As a result, RMA’s county yields for Washington, Idaho, and Oregon wheat are of little use for estimating FSA county yields that are split into irrigated and non-irrigated practices. With no published RMA SCO insured acres by practice, there is no method for using RMA county yields to estimate FSA county yields that are used to settle ARC claims in counties split by FSA between irrigated and non-irrigated.
For example, Yakima County, Washington’s five-year Olympic average FSA 2015-2016 benchmark county wheat yield was 112 bushels for irrigated and 17 bushels for non-irrigated wheat. RMA published a final SCO county yield of 30.8 bushels for all practices and types of wheat for the 2015 crop. FSA will publish their 2015 county wheat yield for Yakima County, Washington in the fall of 2016, but it is obvious this single RMA published county yield is not correct for irrigated or non-irrigated wheat as required by ARC.
Many Corn Belt farmers were very surprised to learn ARC paid nothing, but paid the maximum in the county across the road. There are many causes for this result. If a county had suffered multiple yield losses in the five years prior to 2014, then they started with a low ARC guarantee.
In a five-year Olympic average yield, if two of those historical yields are bad, then one of the bad yields will be in the three-year average, after excluding the high and low yield. The order of the yields makes a difference, too. It is more advantageous for farmers to have low yields in 2009 and 2010, and higher yields in 2012 and 2013.
However, Iowa Senators Grassley and Ernst publicly released a letter sent to Agriculture Secretary Tom Vilsack concerning the yield data used to calculate ARC payments. The letter is evidence that Iowa corn growers are questioning why, with the same prices, contiguous counties have large differences in corn ARC payments. The Senators note in their letter that there are “several instances of significant discrepancies in payments between adjacent counties.”
Historical yields used to set the Olympic average yields are one of the main reasons for this discrepancy. If a county has a crop disaster in 2 or more years of the five-year history, it really lowers the benchmark yield and the resulting ARC guarantee.

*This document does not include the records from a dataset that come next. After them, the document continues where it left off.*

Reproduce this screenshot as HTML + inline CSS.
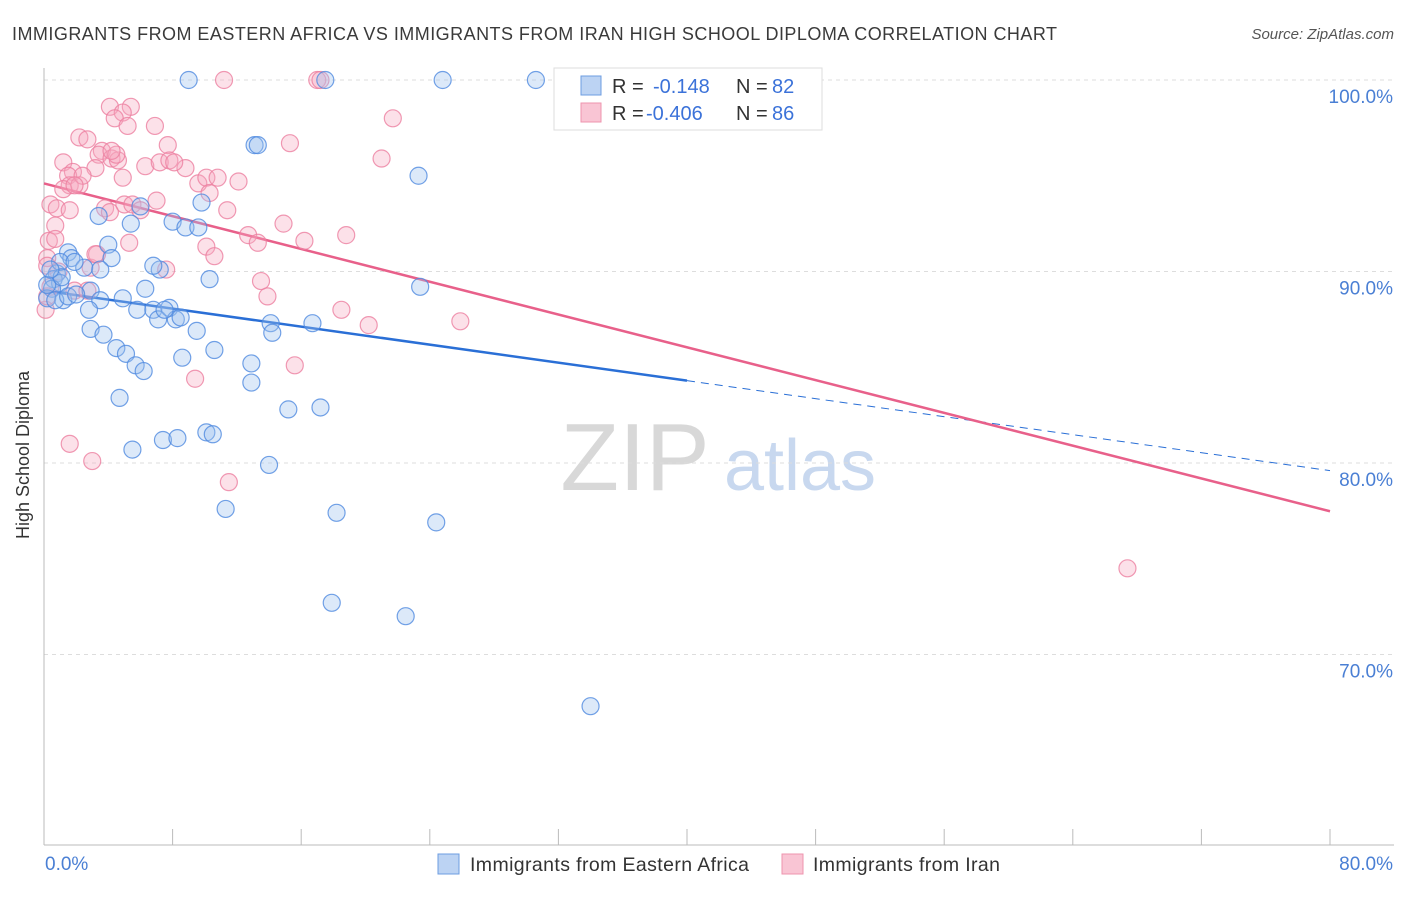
<!DOCTYPE html>
<html><head><meta charset="utf-8"><style>
body{margin:0;background:#fff;font-family:"Liberation Sans",sans-serif;}
svg text{font-family:"Liberation Sans",sans-serif;}
</style></head><body>
<svg id="chart" width="1406" height="892">
<text x="12" y="40" font-size="18" fill="#3a3a3a" textLength="1045" lengthAdjust="spacing">IMMIGRANTS FROM EASTERN AFRICA VS IMMIGRANTS FROM IRAN HIGH SCHOOL DIPLOMA CORRELATION CHART</text>
<text x="1394" y="39" font-size="15" fill="#555" text-anchor="end" font-style="italic">Source: ZipAtlas.com</text>
<text x="29" y="455" font-size="18" fill="#333" text-anchor="middle" transform="rotate(-90 29 455)">High School Diploma</text>
<g><text x="635" y="490" font-size="96" fill="#d8d8d8" text-anchor="middle" font-family="Liberation Serif">ZIP</text><text x="800" y="490" font-size="72" fill="#c8d8ef" text-anchor="middle">atlas</text></g>
<g id="grid"></g><g id="axes"></g><g id="trends"></g><g id="points"></g>
<g>
<rect x="554" y="68" width="268" height="62" fill="#fff" stroke="#ddd"/>
<rect x="581" y="76" width="20" height="19" fill="#bcd3f3" stroke="#6d9de0"/>
<text x="612" y="93" font-size="20" fill="#333">R = </text><text x="653" y="93" font-size="20" fill="#3b72d9">-0.148</text>
<text x="736" y="93" font-size="20" fill="#333">N = </text><text x="772" y="93" font-size="20" fill="#3b72d9">82</text>
<rect x="581" y="103" width="20" height="19" fill="#f9c5d4" stroke="#ee94ae"/>
<text x="612" y="120" font-size="20" fill="#333">R = </text><text x="646" y="120" font-size="20" fill="#3b72d9">-0.406</text>
<text x="736" y="120" font-size="20" fill="#333">N = </text><text x="772" y="120" font-size="20" fill="#3b72d9">86</text>
</g>
<g>
<rect x="438" y="854" width="21" height="20" fill="#bcd3f3" stroke="#6d9de0"/>
<text x="470" y="871" font-size="19.5" fill="#333" textLength="279">Immigrants from Eastern Africa</text>
<rect x="782" y="854" width="21" height="20" fill="#f9c5d4" stroke="#ee94ae"/>
<text x="813" y="871" font-size="19.5" fill="#333" textLength="187">Immigrants from Iran</text>
</g>
</svg>
<script>
const yTicks=[100,90,80,70];
const yTickLabels=["100.0%","90.0%","80.0%","70.0%"];
const xTicks=[0,8,16,24,32,40,48,56,64,72,80];
const xEndLabels=["0.0%","80.0%"];
const blueX=[9.0,17.5,24.8,30.6,33.0,13.1,13.3,23.3,6.0,9.8,8.0,8.8,9.6,3.4,5.4,1.5,4.0,1.7,4.2,2.5,0.8,0.6,1.0,0.5,0.2,2.9,3.5,4.9,7.2,6.8,10.3,6.3,23.4,2.8,5.8,6.8,7.1,7.8,8.2,8.5,9.5,2.9,3.7,4.5,5.1,5.7,6.2,8.6,10.6,12.9,14.1,14.2,16.7,12.9,15.2,17.2,4.7,7.4,8.3,10.1,10.5,5.5,14.0,11.3,18.2,24.4,17.9,22.5,34.0,1.0,1.9,1.2,0.2,0.7,1.5,7.5,1.1,3.5,0.4,2.0];
const blueY=[100,100,100,100,100,96.6,96.6,95.0,93.4,93.6,92.6,92.3,92.3,92.9,92.5,91.0,91.4,90.7,90.7,90.2,89.9,89.6,89.4,89.1,88.6,89.0,88.5,88.6,90.1,90.3,89.6,89.1,89.2,88.0,88.0,88.0,87.5,88.1,87.5,87.6,86.9,87.0,86.7,86.0,85.7,85.1,84.8,85.5,85.9,85.2,87.3,86.8,87.3,84.2,82.8,82.9,83.4,81.2,81.3,81.6,81.5,80.7,79.9,77.6,77.4,76.9,72.7,72.0,67.3,90.5,90.5,88.5,89.3,88.5,88.7,88.0,89.7,90.1,90.1,88.8];
const pinkX=[11.2,17.0,17.2,4.1,5.4,4.9,4.4,5.2,6.9,21.7,2.2,2.7,3.6,3.4,4.2,4.6,7.7,21.0,1.2,1.8,1.5,1.6,1.2,2.2,3.2,4.9,6.3,7.2,7.8,8.8,9.6,10.1,10.8,12.1,0.4,0.8,3.8,5.0,5.5,7.0,4.1,11.4,15.3,0.7,0.3,0.7,0.2,2.9,3.3,5.3,10.1,10.6,12.7,13.3,14.9,16.2,18.8,0.2,0.9,0.4,3.2,7.6,13.5,13.9,18.5,20.2,25.9,15.6,9.4,1.6,3.0,11.5,67.4,0.1,0.2,1.9,2.7,4.5,4.2,2.4,1.9,1.6,6.0,10.3,8.1];
const pinkY=[100,100,100,98.6,98.6,98.3,98.0,97.6,97.6,98.0,97.0,96.9,96.3,96.1,95.9,95.8,96.6,95.9,95.7,95.2,95.0,94.5,94.3,94.5,95.4,94.9,95.5,95.7,95.8,95.4,94.6,94.9,94.9,94.7,93.5,93.3,93.3,93.5,93.5,93.7,93.1,93.2,96.7,92.4,91.6,91.7,90.7,90.2,90.9,91.5,91.3,90.8,91.9,91.5,92.5,91.6,91.9,90.3,90.0,89.2,90.9,90.1,89.5,88.7,88.0,87.2,87.4,85.1,84.4,81.0,80.1,79.0,74.5,88.0,88.7,89.0,89.0,96.1,96.3,95.0,94.5,93.2,93.2,94.1,95.7];
const blueTrend=[89.0,-0.1175]; // intercept, slope
const pinkTrend=[94.6,-0.214];
const NS="http://www.w3.org/2000/svg";
const X0=44,X1=1330,Y0=845,YT=80;
function sx(v){return X0+(v/80)*(X1-X0);}
function sy(v){return YT+(100-v)*(463-YT)/20;}
function mk(tag,attrs,parent){const e=document.createElementNS(NS,tag);for(const k in attrs)e.setAttribute(k,attrs[k]);parent.appendChild(e);return e;}
const grid=document.getElementById('grid'),axes=document.getElementById('axes');
yTicks.forEach((t,i)=>{
  const l=mk('line',{x1:X0,x2:1394,y1:sy(t),y2:sy(t),stroke:'#ddd','stroke-dasharray':'4,4'},grid);
  
  
  const tx=mk('text',{x:1393,y:sy(t)+23,'font-size':19,fill:'#4a7fd4','text-anchor':'end'},axes);
  tx.textContent=yTickLabels[i];
  
  
});
const ya=mk('line',{x1:X0,x2:X0,y1:68,y2:Y0,stroke:'#bbb'},axes);


const xa=mk('line',{x1:X0,x2:1394,y1:Y0,y2:Y0,stroke:'#bbb'},axes);


xTicks.forEach(t=>{
  const l=mk('line',{x1:sx(t),x2:sx(t),y1:829,y2:Y0,stroke:'#bbb'},axes);
  
  
});
[[0,'start'],[80,'end']].forEach((p,i)=>{
  const tx=mk('text',{x:i?1393:45,y:870,'font-size':19,fill:'#4a7fd4','text-anchor':p[1]},axes);
  tx.textContent=xEndLabels[i];
  
  
});
const pts=document.getElementById('points');
function drawPts(xs,ys,fill,stroke,name){
  xs.forEach((x,i)=>{
    const c=mk('circle',{cx:sx(x),cy:sy(ys[i]),r:8.5,fill:fill,'fill-opacity':0.35,stroke:stroke,'stroke-opacity':0.8,'stroke-width':1.2},pts);
    
    
  });
}
drawPts(pinkX,pinkY,'#f7a8bf','#ec7fa0','point-iran');
drawPts(blueX,blueY,'#9cc0ee','#4f8ae0','point-eastern-africa');
const tr=document.getElementById('trends');
function tl(tr0,a,b,col,dash,name){
  const l=mk('line',{x1:sx(a),y1:sy(tr0[0]+tr0[1]*a),x2:sx(b),y2:sy(tr0[0]+tr0[1]*b),stroke:col,'stroke-width':dash?1:2.5},tr);
  if(dash)l.setAttribute('stroke-dasharray','8,6');
  
  
}
tl(blueTrend,0,40,'#2a6fd6',false,'trend-eastern-africa');
tl(blueTrend,40,80,'#2a6fd6',true,'trend-eastern-africa-extrapolated');
tl(pinkTrend,0,80,'#e8608a',false,'trend-iran');
</script>
</body></html>
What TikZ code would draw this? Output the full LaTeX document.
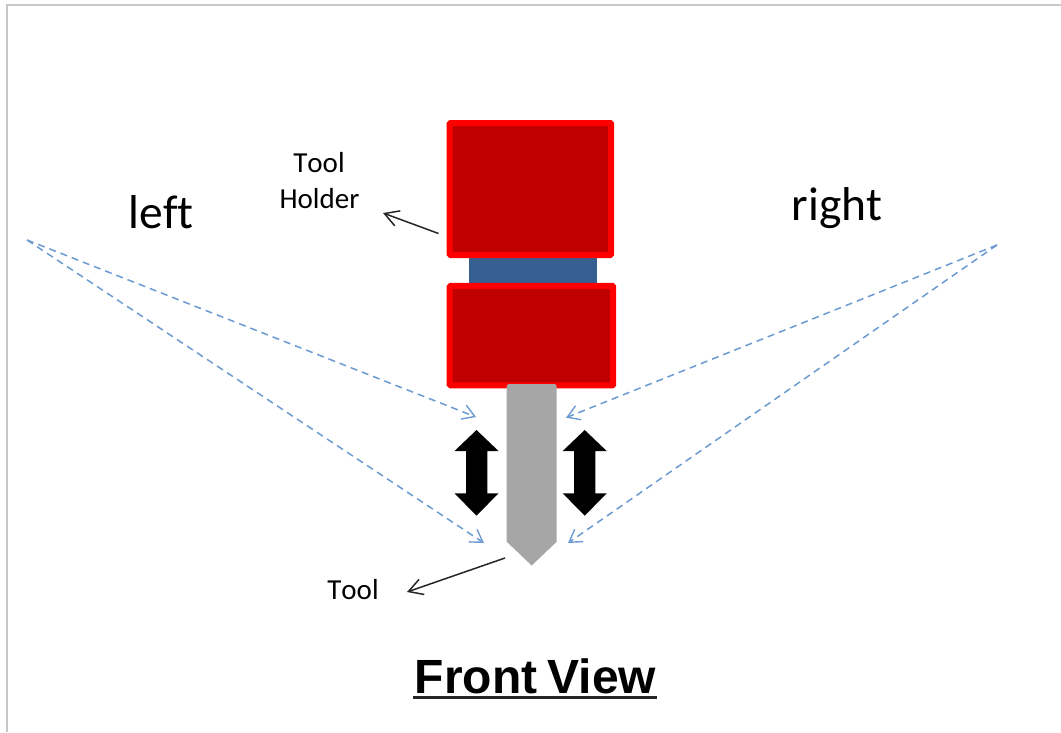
\documentclass[tikz,border=0pt]{standalone}
\usepackage{fontspec}
\setmainfont{Carlito}[Ligatures=NoCommon,Kerning=Off]
\newfontfamily\arialfont{Liberation Sans}
\usetikzlibrary{arrows.meta}
\definecolor{holderred}{HTML}{C00000}
\definecolor{linkblue}{HTML}{376092}
\definecolor{toolgray}{HTML}{A6A6A6}
\definecolor{dashblue}{HTML}{6C9BD2}
\definecolor{framegray}{HTML}{C8C8C8}
\tikzset{
  x=1pt,y=-1pt,
  holder/.style={draw=red,fill=holderred,line width=6pt,rounded corners=1pt,inner sep=0pt,outer sep=0pt,anchor=north west},
  link/.style={fill=linkblue,inner sep=0pt,outer sep=0pt,anchor=north west,minimum width=128pt,minimum height=27pt},
  sightline/.style={draw=dashblue,line width=1.5pt,dash pattern=on 7pt off 5pt,-{Straight Barb[length=12pt,width=15pt,line width=1.4pt]}},
  pointer/.style={draw=black!85,line width=1.5pt,-{Straight Barb[length=14pt,width=16pt,line width=1.5pt]}},
  motion/.style={fill=black},
  small/.style={font=\fontsize{29}{34}\selectfont,inner sep=0pt,align=center},
  big/.style={font=\fontsize{47.5}{54}\selectfont,inner sep=0pt},
}
\begin{document}
\begin{tikzpicture}
\useasboundingbox (0,0) rectangle (1061,732);
\fill[white] (0,0) rectangle (1061,732);
\draw[framegray,line width=2pt] (7,732) -- (7,5) -- (1061,5);
% holder
\node[link] (linkbar) at (468.7,257) {};
\node[holder,minimum width=161.5pt,minimum height=132pt] (upper) at (449.7,123) {};
\node[holder,minimum width=163.5pt,minimum height=99.5pt] (lower) at (449.7,285.8) {};
% tool
\fill[toolgray] (506.7,541.7) [rounded corners=2.5pt] -- (506.7,384) -- (556.7,384) [sharp corners] -- (556.7,541.7) -- (531.7,565.5) -- cycle;
% double arrows
\fill[motion] (476.5,430) -- (498.5,451) -- (487.3,451) -- (487.3,493.3) -- (498.5,493.3) -- (476.5,515.7) -- (454.5,493.3) -- (466,493.3) -- (466,451) -- (454.5,451) -- cycle;
\fill[motion] (584.7,430) -- (606.7,451) -- (595.3,451) -- (595.3,493.3) -- (606.7,493.3) -- (584.7,515.7) -- (562.7,493.3) -- (574,493.3) -- (574,451) -- (562.7,451) -- cycle;
% sight lines
\coordinate (leftsrc) at (27,240);
\coordinate (rightsrc) at (997,245);
\coordinate (leftupper) at (476,417);
\coordinate (leftlower) at (484,543);
\coordinate (rightupper) at (566,417.7);
\coordinate (rightlower) at (568,543);
\draw[sightline] (leftsrc) -- (leftupper);
\draw[sightline] (leftsrc) -- (leftlower);
\draw[sightline] (rightsrc) -- (rightupper);
\draw[sightline] (rightsrc) -- (rightlower);
% labels
\node[big] (leftlabel) at (161,212) {left};
\node[big] (rightlabel) at (837,208) {right};
\node[small] (tool1) at (319,163) {Tool};
\node[small] (holdertext) at (319.5,199) {Holder};
\node[small] (toollabel) at (353,590) {Tool};
\coordinate (holderfrom) at (438.5,233.5);
\coordinate (holderto) at (383,213);
\coordinate (toolfrom) at (505,558);
\coordinate (toolto) at (407,592);
\draw[pointer] (holderfrom) -- (holderto);
\draw[pointer] (toolfrom) -- (toolto);
\node[inner sep=0pt,font=\arialfont\bfseries\fontsize{48}{54}\selectfont] (title) at (535.5,676) {Front\hspace{10pt}View};
\draw[black!85,line width=3pt] (413,697) -- (656.5,697);
\end{tikzpicture}
\end{document}
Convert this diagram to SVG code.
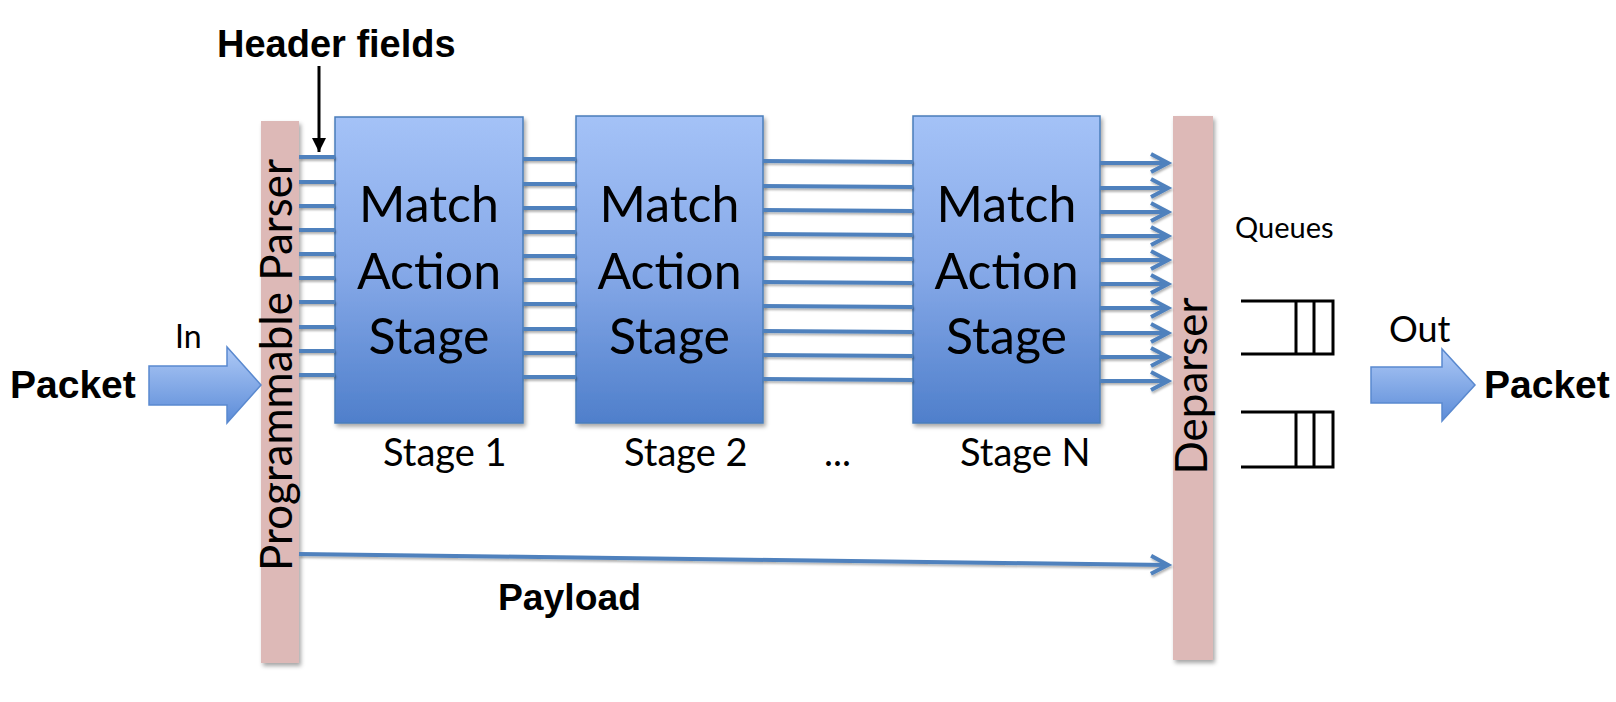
<svg xmlns="http://www.w3.org/2000/svg" width="1616" height="702" viewBox="0 0 1616 702">
<defs>
<style>
.lato{font-family:Lato,"Open Sans",sans-serif;fill:#000}
.bold{font-family:"Liberation Sans",Arial,sans-serif;font-weight:bold;fill:#000}
.bar{fill:#DDB9B7}
.box{fill:url(#boxg);stroke:#4A7EBB;stroke-width:1.5}
.big{fill:url(#arrg);stroke:#5A89CF;stroke-width:1.5}
.ln{stroke:#4F81BD;stroke-width:4;fill:none}
.q{stroke:#000;stroke-width:3;fill:none}
</style>
<linearGradient id="boxg" x1="0" y1="0" x2="0" y2="1">
<stop offset="0" stop-color="#A4C2F7"/>
<stop offset="0.5" stop-color="#86A9E8"/>
<stop offset="1" stop-color="#4F7FCB"/>
</linearGradient>
<linearGradient id="arrg" x1="0" y1="0" x2="0" y2="1">
<stop offset="0" stop-color="#AEC9F6"/>
<stop offset="1" stop-color="#5C8CD8"/>
</linearGradient>
<filter id="sh" x="-10%" y="-10%" width="130%" height="130%">
<feDropShadow dx="2" dy="3" stdDeviation="2" flood-color="#000" flood-opacity="0.35"/>
</filter>
<filter id="lsh" x="-5%" y="-50%" width="110%" height="300%">
<feDropShadow dx="1" dy="2" stdDeviation="1.2" flood-color="#000" flood-opacity="0.3"/>
</filter>
<marker id="chev" markerUnits="userSpaceOnUse" markerWidth="26" markerHeight="26" viewBox="0 0 26 26" refX="21" refY="13" orient="auto">
<path d="M4,4 L21,13 L4,22" stroke="#4F81BD" stroke-width="4" fill="none"/>
</marker>
<marker id="blk" markerUnits="userSpaceOnUse" markerWidth="20" markerHeight="20" viewBox="0 0 20 20" refX="16" refY="10" orient="auto">
<path d="M2,3 L16,10 L2,17 Z" fill="#000"/>
</marker>
</defs>
<rect width="1616" height="702" fill="#fff"/>

<g id="parser">
<rect class="bar" x="261" y="121" width="38" height="542" filter="url(#sh)"/>
<text class="lato" font-size="44" text-anchor="middle" transform="translate(292,365) rotate(-90)">Programmable Parser</text>
</g>

<g id="deparser">
<rect class="bar" x="1173" y="116" width="40" height="544" filter="url(#sh)"/>
<text class="lato" font-size="44" text-anchor="middle" transform="translate(1207,386) rotate(-90)">Deparser</text>
</g>

<g id="stage1">
<rect class="box" x="335" y="117" width="188" height="306" filter="url(#sh)"/>
<text class="lato" font-size="50" text-anchor="middle" x="429"><tspan x="429" y="222">Match</tspan><tspan x="429" y="289">Action</tspan><tspan x="429" y="354">Stage</tspan></text>
<text class="lato" font-size="38" x="383" y="466">Stage 1</text>
</g>

<g id="stage2">
<rect class="box" x="576" y="116" width="187" height="307" filter="url(#sh)"/>
<text class="lato" font-size="50" text-anchor="middle"><tspan x="669.5" y="222">Match</tspan><tspan x="669.5" y="289">Action</tspan><tspan x="669.5" y="354">Stage</tspan></text>
<text class="lato" font-size="38" x="624" y="466">Stage 2</text>
</g>

<g id="ellipsis">
<text class="lato" font-size="38" x="824" y="466">...</text>
</g>

<g id="stageN">
<rect class="box" x="913" y="116" width="187" height="307" filter="url(#sh)"/>
<text class="lato" font-size="50" text-anchor="middle"><tspan x="1006.5" y="222">Match</tspan><tspan x="1006.5" y="289">Action</tspan><tspan x="1006.5" y="354">Stage</tspan></text>
<text class="lato" font-size="38" x="960" y="466">Stage N</text>
</g>

<g id="queues">
<text class="lato" font-size="29" x="1235" y="238">Queues</text>
<path class="q" d="M1241,301 H1333 V354 H1241 M1296,301 V354 M1314,301 V354"/>
<path class="q" d="M1241,412 H1333 V467 H1241 M1296,412 V467 M1314,412 V467"/>
</g>

<g id="input">
<text class="bold" font-size="39" x="10" y="398">Packet</text>
<text class="lato" font-size="32" x="175" y="348">In</text>
<polygon class="big" points="149,366 227,366 227,347 261,385 227,423 227,405 149,405"/>
</g>

<g id="output">
<text class="lato" font-size="36" x="1389" y="342">Out</text>
<polygon class="big" points="1371,367 1442,367 1442,349 1475,385 1442,421 1442,403 1371,403"/>
<text class="bold" font-size="39" x="1484" y="398">Packet</text>
</g>

<g id="labels">
<text class="bold" font-size="38" x="217" y="57">Header fields</text>
<text class="bold" font-size="37" x="498" y="610" textLength="143" lengthAdjust="spacingAndGlyphs">Payload</text>
</g>

<g id="connectors">
<line x1="319" y1="66" x2="319" y2="152" stroke="#000" stroke-width="3" marker-end="url(#blk)"/>
<g filter="url(#lsh)">
<path class="ln" d="M299,157H335 M299,182H335 M299,206H335 M299,230H335 M299,254H335 M299,278H335 M299,302H335 M299,327H335 M299,351H335 M299,375H335"/>
<path class="ln" d="M523,159H576 M523,184H576 M523,208H576 M523,232H576 M523,256H576 M523,280H576 M523,304H576 M523,329H576 M523,353H576 M523,377H576"/>
<path class="ln" d="M763,161L913,162 M763,186L913,187 M763,210L913,211 M763,234L913,235 M763,258L913,259 M763,282L913,283 M763,306L913,307 M763,331L913,332 M763,355L913,356 M763,379L913,380"/>
<line class="ln" x1="1100" y1="163" x2="1168" y2="163" marker-end="url(#chev)"/>
<line class="ln" x1="1100" y1="188" x2="1168" y2="188" marker-end="url(#chev)"/>
<line class="ln" x1="1100" y1="212" x2="1168" y2="212" marker-end="url(#chev)"/>
<line class="ln" x1="1100" y1="236" x2="1168" y2="236" marker-end="url(#chev)"/>
<line class="ln" x1="1100" y1="260" x2="1168" y2="260" marker-end="url(#chev)"/>
<line class="ln" x1="1100" y1="284" x2="1168" y2="284" marker-end="url(#chev)"/>
<line class="ln" x1="1100" y1="308" x2="1168" y2="308" marker-end="url(#chev)"/>
<line class="ln" x1="1100" y1="333" x2="1168" y2="333" marker-end="url(#chev)"/>
<line class="ln" x1="1100" y1="357" x2="1168" y2="357" marker-end="url(#chev)"/>
<line class="ln" x1="1100" y1="381" x2="1168" y2="381" marker-end="url(#chev)"/>
<line class="ln" x1="299" y1="554" x2="1168" y2="565" marker-end="url(#chev)"/>
</g>
</g>
</svg>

For example Ringgold County, Iowa had multiple year county yield losses prior to 2014 resulting in a reduced benchmark yield of 110 bushels that is lower than the long run average yield as compared with the crop insurance T-yield of 133 bushels.
Using such a short history can produce Olympic average county yields below the expected county yield and limit the effectiveness of ARC as a risk management tool. This method can also inflate Olympic average county yields if there are multiple historical county yields that were above trend yield.
In addition, there is basis risk between county yields and farm level yields. Many farmers have already discovered they can have a loss and the county does not trigger a payment. That is no surprise in the Great Plains where it can rain on one side of the road and not the other side.
Replacing crop insurance with an FSA-administered area disaster program is unlikely, but it is expected in the 2019 Farm Bill debate critics will again make this same argument that the public sector can deliver area based coverage for less taxpayer costs than the current privately delivered crop insurance program. There is no doubt the critics will point to FSA’s successful delivery of ARC, which is an area based disaster program.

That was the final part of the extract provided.